Measuring the near field turned out to be useful in and of itself. A slot antenna is a rectangular copper tube, a waveguide, with slots cut in one side. It was not always possible to make clean cuts, and burrs remained on the inside of the waveguide. If the measured field near the gap differed from the calculated one, the student took a plunger, dental hook, and sharpened hacksaw and eliminated the burrs. Sometimes one had to practice this practical and very useful kind of electrodynamics all day, without ever touching a pencil or paper.

This setup, assembled from found materials, was deservedly popular. One day, the department head came to see it. This time the installed slot antenna was was polished not only inside, but also outside. All lab junk was stowed away, students put on ties, and the head wore an ironed lab coat. A graduate student, the author of the program, took the seat at the console. At his left, the head of the lab took his pointer. Everything was ready for the reception of distinguished guests.

The student typed a long, intricate command line, trying to show all the capabilities of the system at once. Taking advantage of the pause, the head built logical connections from the success of individual members to the success of the team and back. Finally, the command was finished, and the student pushed the big gray carriage return key.

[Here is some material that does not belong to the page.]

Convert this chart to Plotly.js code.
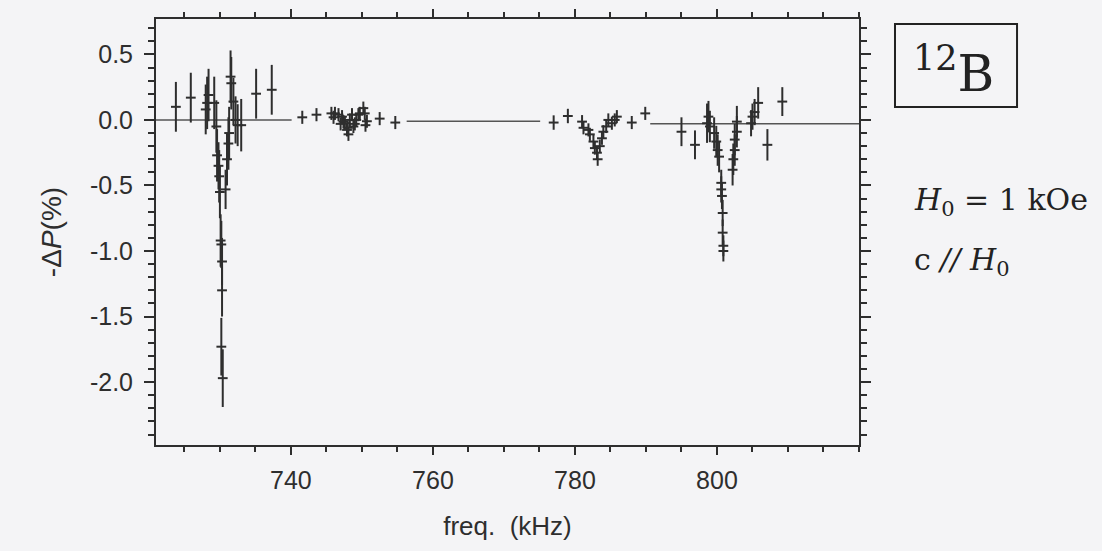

A pair of relay contacts that controlled the direction of motion probably welded and remained closed. At the command from the computer, the other phase connected to the same point. There was a deafening shot, for a moment the laboratory was flooded with the white-green light of vaporized copper, and everything went quiet. There was only a little echo in the ears, brown after-images of the stand moving in the darkness, and glowing round yellow screens of circuit analyzers.

However, the material damage was minor. The electronics remained unharmed, the relay was replaced by a stronger one, the black soot of copper oxide was wiped off, and the stand was once again ready for work. For many years it served reliably, aiding education and the industry. However the management no longer dared to appear there.

Satellite pictures shows that the hut with the shelter is still standing, a path leads to it from the gate, and the willow bushes were never fully cleared out. Dear meadow, what are you doing now?